The paper industry is relying on a large growth in CHP capacity to meet its CCA targets - and shares concerns that the trading scheme may add to CHP's woes (see pp 6-7 ). "Unless DEFRA takes specific steps to recognise the abatement potential of CHP in the allocation, it could be the end of investment," warns Graham Barnard. Similar concerns are voiced by the Chemical Industries Association.
Finally, the sector is one of the few to call for restrictions on banking of allowances into the scheme's second phase. This "superficially attractive" option would, it says, "introduce too much uncertainty into the country's ability to meet its legally binding Kyoto burden sharing commitment."
However, there is a growing expectation that the sector will be brought formally into the scheme's second phase from 2008 - and the Chemical Industries Association sees "opportunities, in the medium term, to rationalise the currently complex and administratively burdensome climate change regime that exists in the UK."
The CIA's Nick Sturgeon says that allocation based on the 12.5% target might cost the industry perhaps £100 million per year in direct costs - similar to its climate change levy bill - and as much again in higher electricity bills. "It is vital," he says, "that the allocation protects the competitiveness of UK chemical manufacturers and minimises further barriers to growth."
The CIA wants each company to be able to negotiate its own target. It also says that DEFRA should reconsider the case for retaining the CCA's "relative", output-weighted targets under the EU scheme - and suggests that the Netherlands is proceeding with such an approach.
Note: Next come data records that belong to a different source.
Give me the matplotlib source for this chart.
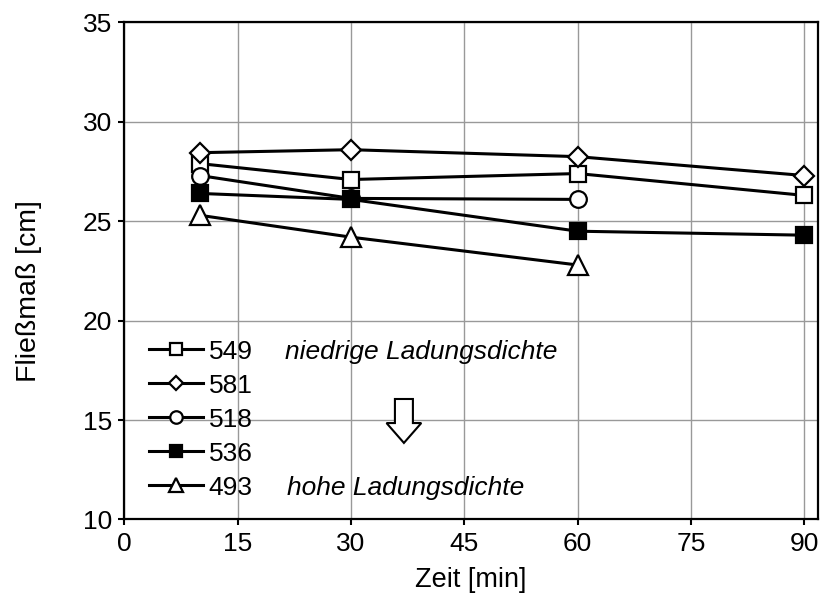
import matplotlib
matplotlib.use("Agg")
import matplotlib.pyplot as plt
from matplotlib.patches import FancyArrow

plt.rcParams['font.family'] = ['Liberation Sans', 'DejaVu Sans']

# Flow spread over time for five polymers
zeit = [10, 30, 60, 90]
series_names = ["549", "581", "518", "536", "493"]
s549 = [27.9, 27.1, 27.4, 26.3]
s581 = [28.45, 28.6, 28.25, 27.3]
s518 = [27.3, 26.15, 26.1]
s536 = [26.4, 26.1, 24.5, 24.3]
s493 = [25.3, 24.2, 22.8]

x_ticks = [0, 15, 30, 45, 60, 75, 90]
y_ticks = [10, 15, 20, 25, 30, 35]

fig = plt.figure(figsize=(8.21, 6.07), dpi=100)
ax = fig.add_axes([0.1514, 0.1442, 0.845, 0.8188])

styles = [
    dict(marker='s', ms=11.5, mfc='white'),
    dict(marker='D', ms=10, mfc='white'),
    dict(marker='o', ms=12, mfc='white'),
    dict(marker='s', ms=11.5, mfc='black'),
    dict(marker='^', ms=14, mfc='white'),
]
values = [s549, s581, s518, s536, s493]
for name, vals, st in zip(series_names, values, styles):
    ax.plot(zeit[:len(vals)], vals, color='black', lw=2.2, mec='black',
            mew=1.6, label=name, zorder=3, clip_on=False, **st)

ax.set_xlim(0, 91.8)
ax.set_ylim(10, 35)
ax.set_xticks(x_ticks)
ax.set_yticks(y_ticks)
ax.grid(True, color='#999999', lw=1.0)
ax.set_axisbelow(True)
for sp in ax.spines.values():
    sp.set_linewidth(1.6)
    sp.set_color('black')
ax.tick_params(direction='out', length=4, width=1.5, labelsize=19, pad=5)

ax.set_xlabel("Zeit [min]", fontsize=19.5, labelpad=8)
ax.set_ylabel("Fließmaß [cm]", fontsize=20.5)
ax.yaxis.set_label_coords(-0.118, 0.46)

leg = ax.legend(loc='upper left', bbox_to_anchor=(0.035, 0.362), frameon=False,
                fontsize=19, handlelength=2.05, handletextpad=0.23,
                labelspacing=0.38, borderpad=0, borderaxespad=0, markerscale=0.75)

ax.text(0.2317, 0.337, "niedrige Ladungsdichte", transform=ax.transAxes,
        style='italic', fontsize=19, va='center', ha='left')
ax.text(0.2345, 0.0634, "hohe Ladungsdichte", transform=ax.transAxes,
        style='italic', fontsize=19, va='center', ha='left')

arrow = FancyArrow(37.0, 16.06, 0, -2.21, width=2.38, head_width=4.6,
                   head_length=1.0, length_includes_head=True,
                   fc='white', ec='black', lw=1.5, zorder=4)
ax.add_patch(arrow)

fig.savefig("out.png", dpi=100)
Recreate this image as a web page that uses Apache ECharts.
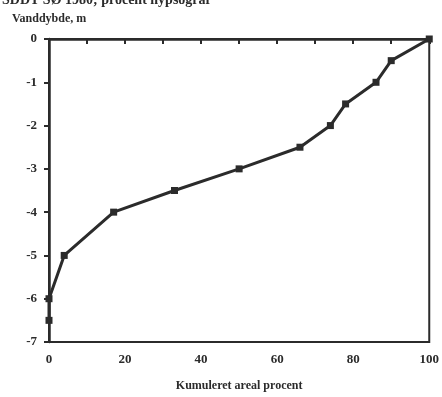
<!DOCTYPE html>
<html>
<head>
<meta charset="utf-8">
<script src="https://cdn.jsdelivr.net/npm/echarts@6/dist/echarts.min.js"></script>
<style>
  html, body { margin: 0; padding: 0; background: #fff; }
  #chart { width: 442px; height: 397px; }
</style>
</head>
<body>
<div id="chart"></div>
<script>
// kumuleret areal (%) mod vanddybde (m)
const arealPct = [0, 0, 4, 17, 33, 50, 66, 74, 78, 86, 90, 100];
const dybde = [-6.5, -6, -5, -4, -3.5, -3, -2.5, -2, -1.5, -1, -0.5, 0];
const xTicks = [0, 20, 40, 60, 80, 100];
const yTicks = [0, -1, -2, -3, -4, -5, -6, -7];

const FONT = '"Liberation Serif", "DejaVu Serif", serif';
const INK = '#2b2b2b';

const chart = echarts.init(document.getElementById('chart'));
chart.setOption({
  backgroundColor: '#fff',
  animation: false,
  graphic: [
    {
      type: 'text', left: 2, top: -7,
      style: { text: 'SDDT SØ 1980; procent hypsograf', font: 'bold 14px ' + FONT, fill: INK }
    },
    {
      type: 'text', left: 12, top: 13,
      style: { text: 'Vanddybde, m', font: 'bold 12px ' + FONT, fill: INK }
    }
  ],
  grid: { left: 49, right: 11, top: 39, bottom: 51, show: true, borderColor: INK, borderWidth: 2 },
  xAxis: {
    type: 'value', min: 0, max: 100, interval: 10,
    name: 'Kumuleret areal procent', nameLocation: 'middle', nameGap: 38,
    nameTextStyle: { fontFamily: FONT, fontWeight: 'bold', fontSize: 12, color: INK },
    axisLine: { show: true, lineStyle: { color: INK, width: 2.5 } },
    axisTick: { show: true, length: 5, lineStyle: { color: INK, width: 2 } },
    axisLabel: {
      fontFamily: FONT, fontWeight: 'bold', fontSize: 13, color: INK, margin: 11,
      formatter: v => xTicks.includes(v) ? String(v) : ''
    },
    splitLine: { show: false }
  },
  yAxis: {
    type: 'value', min: -7, max: 0, interval: 1,
    axisLine: { show: true, lineStyle: { color: INK, width: 2.5 } },
    axisTick: { show: true, length: 5, lineStyle: { color: INK, width: 2 } },
    axisLabel: {
      fontFamily: FONT, fontWeight: 'bold', fontSize: 13, color: INK, margin: 12,
      formatter: v => yTicks.includes(v) ? String(v) : ''
    },
    splitLine: { show: false }
  },
  series: [{
    type: 'line',
    data: arealPct.map((x, i) => [x, dybde[i]]),
    symbol: 'rect', symbolSize: 7,
    lineStyle: { color: INK, width: 3 },
    itemStyle: { color: INK },
    clip: false
  }]
});
</script>
</body>
</html>
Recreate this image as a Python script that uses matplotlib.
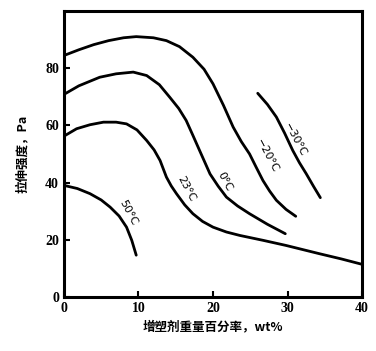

As a fall-back, it supports a two-stage approach based on emissions in 1998-2002 but reflecting the sector's "growth premium over GDP and...early actions already taken".
The CIA argues that free allocation of allowances should be available for new plant and for expansion of capacity on existing as well as greenfield sites. "We don't feel that production expansion should be discriminated against as this will deter further investment in the UK," said Mr Sturgeon.